→ **Task input**
· · · ·

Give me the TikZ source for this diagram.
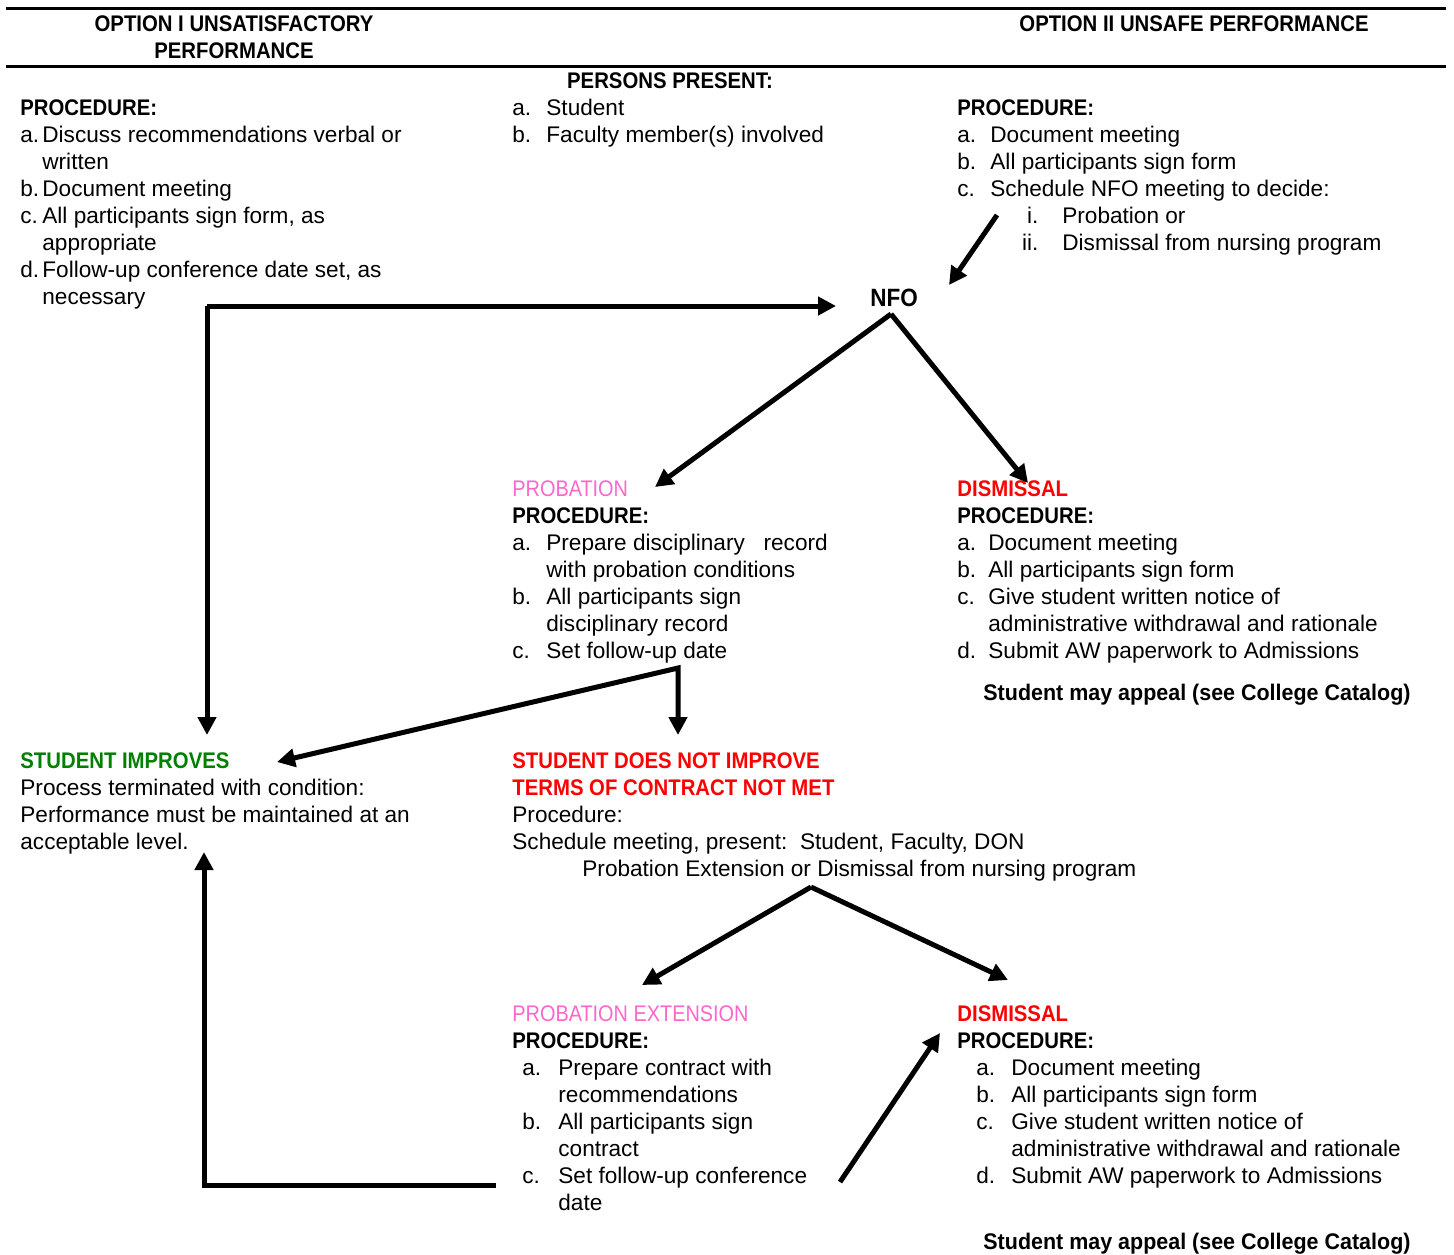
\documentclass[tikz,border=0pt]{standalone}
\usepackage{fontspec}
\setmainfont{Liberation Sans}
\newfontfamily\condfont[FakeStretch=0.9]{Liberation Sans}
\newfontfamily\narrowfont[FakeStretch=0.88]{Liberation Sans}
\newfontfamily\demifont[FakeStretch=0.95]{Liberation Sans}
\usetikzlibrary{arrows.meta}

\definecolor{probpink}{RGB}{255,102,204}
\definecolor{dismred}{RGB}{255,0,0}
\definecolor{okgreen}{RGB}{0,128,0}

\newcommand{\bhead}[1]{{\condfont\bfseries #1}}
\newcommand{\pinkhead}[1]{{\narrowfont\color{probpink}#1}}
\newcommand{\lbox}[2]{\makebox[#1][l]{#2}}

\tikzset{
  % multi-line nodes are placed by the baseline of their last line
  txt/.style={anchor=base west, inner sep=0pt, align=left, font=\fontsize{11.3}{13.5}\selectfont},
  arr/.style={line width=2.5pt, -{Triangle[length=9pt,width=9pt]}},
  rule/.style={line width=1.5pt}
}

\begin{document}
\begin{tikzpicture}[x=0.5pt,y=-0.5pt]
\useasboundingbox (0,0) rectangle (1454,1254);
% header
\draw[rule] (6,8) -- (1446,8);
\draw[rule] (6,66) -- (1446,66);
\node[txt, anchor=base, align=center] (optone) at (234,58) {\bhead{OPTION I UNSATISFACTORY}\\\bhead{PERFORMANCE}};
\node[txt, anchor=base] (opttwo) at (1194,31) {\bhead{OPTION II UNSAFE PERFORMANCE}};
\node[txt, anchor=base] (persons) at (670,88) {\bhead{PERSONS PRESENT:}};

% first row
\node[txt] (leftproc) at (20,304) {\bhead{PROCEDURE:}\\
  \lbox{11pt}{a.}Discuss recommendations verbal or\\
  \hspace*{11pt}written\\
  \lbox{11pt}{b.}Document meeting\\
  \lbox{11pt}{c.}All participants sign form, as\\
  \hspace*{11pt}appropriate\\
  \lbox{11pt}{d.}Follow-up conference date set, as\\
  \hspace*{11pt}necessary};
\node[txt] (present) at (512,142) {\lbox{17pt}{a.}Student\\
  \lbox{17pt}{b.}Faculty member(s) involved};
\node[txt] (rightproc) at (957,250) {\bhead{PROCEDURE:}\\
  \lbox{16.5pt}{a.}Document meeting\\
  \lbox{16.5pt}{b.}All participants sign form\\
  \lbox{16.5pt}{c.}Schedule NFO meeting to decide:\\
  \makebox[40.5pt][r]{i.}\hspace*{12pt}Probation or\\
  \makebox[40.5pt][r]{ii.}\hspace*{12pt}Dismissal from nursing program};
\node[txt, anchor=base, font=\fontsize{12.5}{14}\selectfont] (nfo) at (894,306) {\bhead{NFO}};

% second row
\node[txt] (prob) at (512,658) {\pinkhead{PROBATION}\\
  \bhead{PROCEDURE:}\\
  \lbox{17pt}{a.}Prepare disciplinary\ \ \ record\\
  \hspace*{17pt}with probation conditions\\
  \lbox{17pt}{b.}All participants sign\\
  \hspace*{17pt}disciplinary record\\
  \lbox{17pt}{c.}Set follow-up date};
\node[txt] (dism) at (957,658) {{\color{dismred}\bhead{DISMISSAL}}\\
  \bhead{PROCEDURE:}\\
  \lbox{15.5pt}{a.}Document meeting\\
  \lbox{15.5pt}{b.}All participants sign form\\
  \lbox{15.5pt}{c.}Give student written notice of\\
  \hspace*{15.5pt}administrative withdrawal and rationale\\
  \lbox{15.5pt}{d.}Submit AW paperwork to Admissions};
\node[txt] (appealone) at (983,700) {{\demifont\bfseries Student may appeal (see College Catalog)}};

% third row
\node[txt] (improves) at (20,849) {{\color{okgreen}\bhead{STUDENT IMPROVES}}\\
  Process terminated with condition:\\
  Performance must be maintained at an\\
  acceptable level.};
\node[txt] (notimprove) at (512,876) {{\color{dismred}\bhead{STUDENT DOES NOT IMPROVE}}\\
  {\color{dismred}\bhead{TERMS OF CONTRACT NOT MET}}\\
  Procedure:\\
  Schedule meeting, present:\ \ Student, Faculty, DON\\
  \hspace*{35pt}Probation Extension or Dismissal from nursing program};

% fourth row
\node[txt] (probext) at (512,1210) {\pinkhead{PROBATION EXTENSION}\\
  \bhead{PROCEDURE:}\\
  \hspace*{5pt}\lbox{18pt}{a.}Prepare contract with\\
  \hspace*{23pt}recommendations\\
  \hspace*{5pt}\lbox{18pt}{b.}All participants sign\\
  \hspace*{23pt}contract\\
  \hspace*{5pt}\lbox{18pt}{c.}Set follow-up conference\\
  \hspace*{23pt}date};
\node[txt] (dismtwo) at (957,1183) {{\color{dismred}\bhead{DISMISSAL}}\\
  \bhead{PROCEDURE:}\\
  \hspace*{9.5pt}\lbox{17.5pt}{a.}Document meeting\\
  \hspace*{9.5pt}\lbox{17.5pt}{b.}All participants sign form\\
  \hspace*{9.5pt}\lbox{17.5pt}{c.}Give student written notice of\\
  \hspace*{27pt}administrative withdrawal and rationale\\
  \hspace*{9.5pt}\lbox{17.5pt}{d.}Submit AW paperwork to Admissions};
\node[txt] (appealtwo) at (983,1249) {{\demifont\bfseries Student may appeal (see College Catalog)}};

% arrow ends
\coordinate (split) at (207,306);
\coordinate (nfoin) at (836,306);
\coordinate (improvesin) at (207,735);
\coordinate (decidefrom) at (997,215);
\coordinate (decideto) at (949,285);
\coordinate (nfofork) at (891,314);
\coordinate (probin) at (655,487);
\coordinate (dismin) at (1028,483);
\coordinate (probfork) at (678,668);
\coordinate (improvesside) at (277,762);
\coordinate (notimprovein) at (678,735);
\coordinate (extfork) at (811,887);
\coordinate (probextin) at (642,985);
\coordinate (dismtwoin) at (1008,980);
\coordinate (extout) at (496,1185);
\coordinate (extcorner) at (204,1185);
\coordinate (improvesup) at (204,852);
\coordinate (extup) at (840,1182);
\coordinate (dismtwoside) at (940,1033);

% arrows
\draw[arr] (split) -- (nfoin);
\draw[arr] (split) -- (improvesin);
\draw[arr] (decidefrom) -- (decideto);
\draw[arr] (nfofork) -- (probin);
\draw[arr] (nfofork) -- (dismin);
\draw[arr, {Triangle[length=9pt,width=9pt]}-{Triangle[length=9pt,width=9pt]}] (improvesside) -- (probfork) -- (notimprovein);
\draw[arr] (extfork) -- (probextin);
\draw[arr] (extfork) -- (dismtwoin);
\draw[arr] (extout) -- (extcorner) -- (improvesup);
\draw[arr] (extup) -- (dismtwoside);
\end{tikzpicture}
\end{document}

· · · ·

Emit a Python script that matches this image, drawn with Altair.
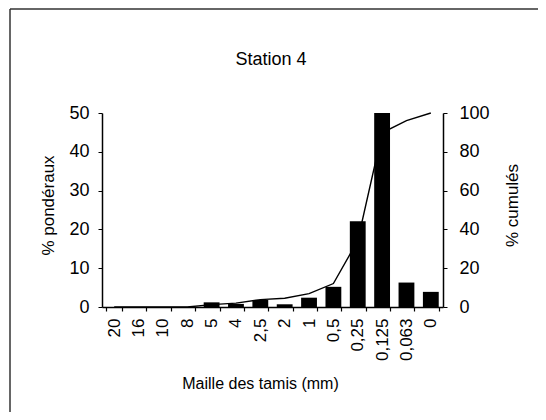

· · · ·

→ **Exercise instructions**
Pictures are excluded. Repeat exactly the lines from the one containing "Give me the TikZ source for this diagram." to the one containing "anchor=base] (persons) at", inclusive.

→ **Complete answer**
Give me the TikZ source for this diagram.
\documentclass[tikz,border=0pt]{standalone}
\usepackage{fontspec}
\setmainfont{Liberation Sans}
\newfontfamily\condfont[FakeStretch=0.9]{Liberation Sans}
\newfontfamily\narrowfont[FakeStretch=0.88]{Liberation Sans}
\newfontfamily\demifont[FakeStretch=0.95]{Liberation Sans}
\usetikzlibrary{arrows.meta}

\definecolor{probpink}{RGB}{255,102,204}
\definecolor{dismred}{RGB}{255,0,0}
\definecolor{okgreen}{RGB}{0,128,0}

\newcommand{\bhead}[1]{{\condfont\bfseries #1}}
\newcommand{\pinkhead}[1]{{\narrowfont\color{probpink}#1}}
\newcommand{\lbox}[2]{\makebox[#1][l]{#2}}

\tikzset{
  % multi-line nodes are placed by the baseline of their last line
  txt/.style={anchor=base west, inner sep=0pt, align=left, font=\fontsize{11.3}{13.5}\selectfont},
  arr/.style={line width=2.5pt, -{Triangle[length=9pt,width=9pt]}},
  rule/.style={line width=1.5pt}
}

\begin{document}
\begin{tikzpicture}[x=0.5pt,y=-0.5pt]
\useasboundingbox (0,0) rectangle (1454,1254);
% header
\draw[rule] (6,8) -- (1446,8);
\draw[rule] (6,66) -- (1446,66);
\node[txt, anchor=base, align=center] (optone) at (234,58) {\bhead{OPTION I UNSATISFACTORY}\\\bhead{PERFORMANCE}};
\node[txt, anchor=base] (opttwo) at (1194,31) {\bhead{OPTION II UNSAFE PERFORMANCE}};
\node[txt, anchor=base] (persons) at (670,88) {\bhead{PERSONS PRESENT:}};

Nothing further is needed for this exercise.